## WHAT THIS TASK INVOLVES
Take every line where the string "with" appears and copy it.

## GIVEN INFORMATION
-- START --

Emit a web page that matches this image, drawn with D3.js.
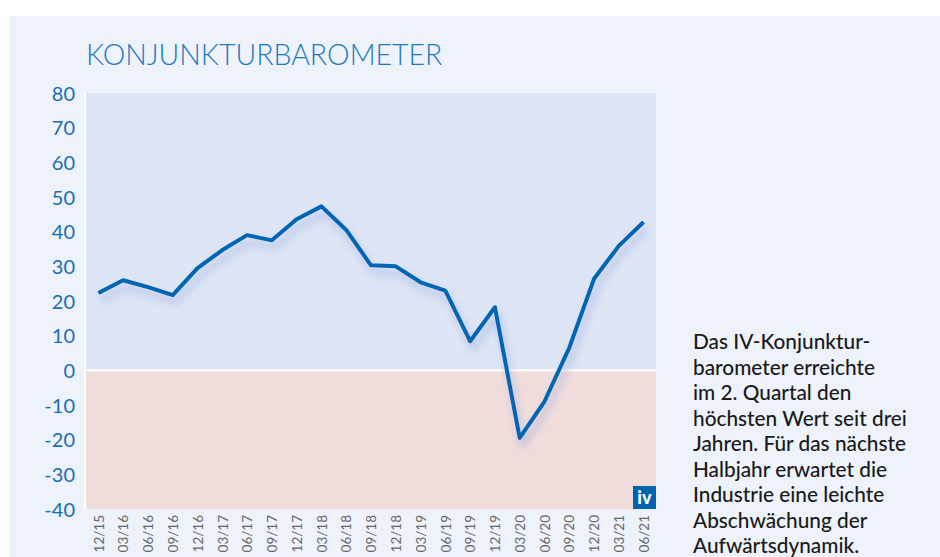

-- END --
-- START --

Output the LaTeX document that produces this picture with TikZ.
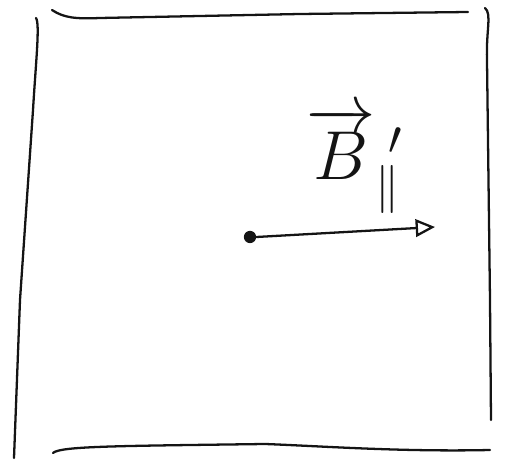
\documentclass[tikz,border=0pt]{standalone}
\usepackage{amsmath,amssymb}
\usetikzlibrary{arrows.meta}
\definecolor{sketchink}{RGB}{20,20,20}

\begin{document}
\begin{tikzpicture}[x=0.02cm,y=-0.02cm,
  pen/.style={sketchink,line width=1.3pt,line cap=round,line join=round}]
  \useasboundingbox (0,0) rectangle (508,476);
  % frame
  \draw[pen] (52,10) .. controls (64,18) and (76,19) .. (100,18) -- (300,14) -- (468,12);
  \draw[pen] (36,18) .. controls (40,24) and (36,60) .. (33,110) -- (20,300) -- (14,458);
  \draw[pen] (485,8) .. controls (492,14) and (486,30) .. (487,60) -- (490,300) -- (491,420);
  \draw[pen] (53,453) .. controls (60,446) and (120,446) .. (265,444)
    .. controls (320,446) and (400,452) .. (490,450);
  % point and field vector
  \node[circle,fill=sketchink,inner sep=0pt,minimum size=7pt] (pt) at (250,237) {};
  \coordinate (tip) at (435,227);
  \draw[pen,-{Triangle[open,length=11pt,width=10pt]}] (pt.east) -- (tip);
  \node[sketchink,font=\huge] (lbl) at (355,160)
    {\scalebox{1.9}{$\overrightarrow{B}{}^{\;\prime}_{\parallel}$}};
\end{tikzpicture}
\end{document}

-- END --
-- START --

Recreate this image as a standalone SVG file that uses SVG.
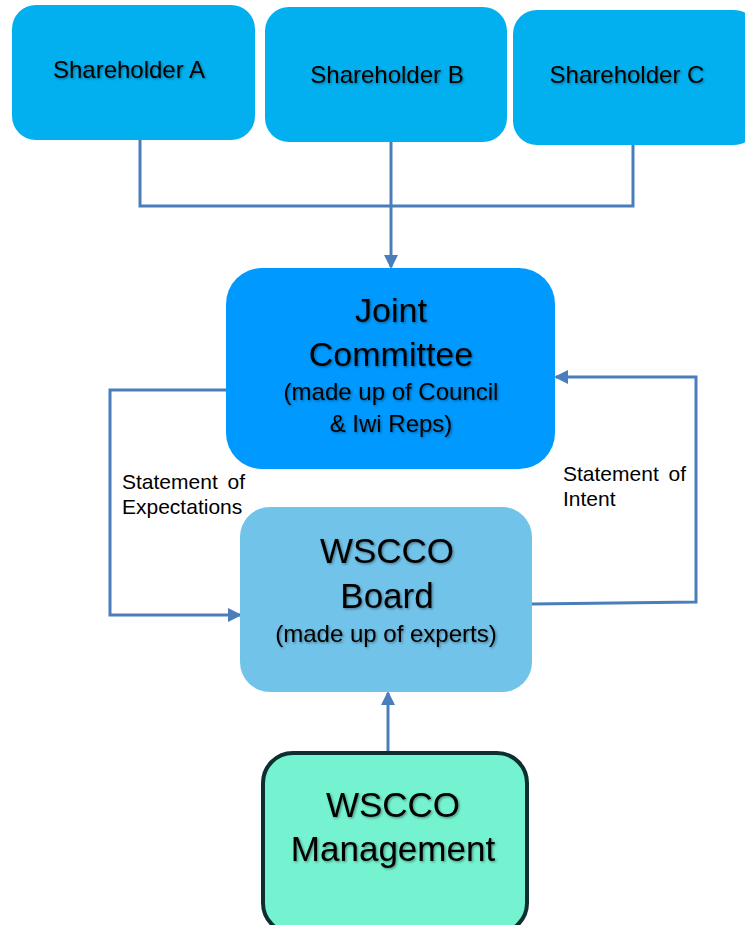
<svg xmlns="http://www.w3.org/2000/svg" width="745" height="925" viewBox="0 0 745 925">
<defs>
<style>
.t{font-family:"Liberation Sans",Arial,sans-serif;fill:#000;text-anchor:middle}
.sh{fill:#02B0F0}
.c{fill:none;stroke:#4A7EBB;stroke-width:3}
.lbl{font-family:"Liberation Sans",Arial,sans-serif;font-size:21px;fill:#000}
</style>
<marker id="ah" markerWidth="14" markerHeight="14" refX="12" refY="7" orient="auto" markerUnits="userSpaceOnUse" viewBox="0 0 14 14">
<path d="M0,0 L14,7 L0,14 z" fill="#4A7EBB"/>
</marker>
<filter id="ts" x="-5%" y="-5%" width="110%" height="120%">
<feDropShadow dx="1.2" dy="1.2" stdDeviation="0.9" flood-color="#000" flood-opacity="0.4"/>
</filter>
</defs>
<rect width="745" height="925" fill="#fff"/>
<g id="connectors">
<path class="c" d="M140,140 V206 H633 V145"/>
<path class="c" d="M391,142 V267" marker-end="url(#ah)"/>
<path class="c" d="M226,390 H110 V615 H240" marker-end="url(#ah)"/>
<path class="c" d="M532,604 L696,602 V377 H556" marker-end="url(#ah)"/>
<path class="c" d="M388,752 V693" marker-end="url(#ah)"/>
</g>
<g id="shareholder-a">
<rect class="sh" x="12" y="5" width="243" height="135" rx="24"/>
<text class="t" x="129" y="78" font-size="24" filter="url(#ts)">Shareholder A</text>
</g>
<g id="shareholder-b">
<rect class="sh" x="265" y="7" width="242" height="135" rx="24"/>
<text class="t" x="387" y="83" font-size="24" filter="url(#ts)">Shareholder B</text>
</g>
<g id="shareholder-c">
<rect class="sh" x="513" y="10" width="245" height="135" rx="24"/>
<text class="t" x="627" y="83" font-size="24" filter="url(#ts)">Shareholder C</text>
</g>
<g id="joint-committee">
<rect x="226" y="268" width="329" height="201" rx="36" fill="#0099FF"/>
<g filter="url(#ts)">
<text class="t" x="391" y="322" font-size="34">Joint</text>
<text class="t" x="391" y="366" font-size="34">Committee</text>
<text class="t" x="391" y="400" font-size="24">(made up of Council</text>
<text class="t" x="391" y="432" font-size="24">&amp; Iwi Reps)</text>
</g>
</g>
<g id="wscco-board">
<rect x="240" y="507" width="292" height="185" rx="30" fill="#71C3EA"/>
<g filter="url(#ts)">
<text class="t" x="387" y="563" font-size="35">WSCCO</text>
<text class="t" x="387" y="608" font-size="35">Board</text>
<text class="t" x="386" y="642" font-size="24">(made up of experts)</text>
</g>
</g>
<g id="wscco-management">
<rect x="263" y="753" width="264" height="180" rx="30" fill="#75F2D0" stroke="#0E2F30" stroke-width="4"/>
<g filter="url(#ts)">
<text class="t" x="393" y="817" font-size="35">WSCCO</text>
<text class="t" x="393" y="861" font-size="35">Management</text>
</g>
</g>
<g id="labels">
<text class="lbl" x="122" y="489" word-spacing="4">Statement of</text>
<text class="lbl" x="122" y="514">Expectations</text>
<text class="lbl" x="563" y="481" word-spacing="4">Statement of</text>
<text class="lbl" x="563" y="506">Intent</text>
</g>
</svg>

-- END --

## RESULT
Emit a web page that matches this image, drawn with D3.js.
Output the LaTeX document that produces this picture with TikZ.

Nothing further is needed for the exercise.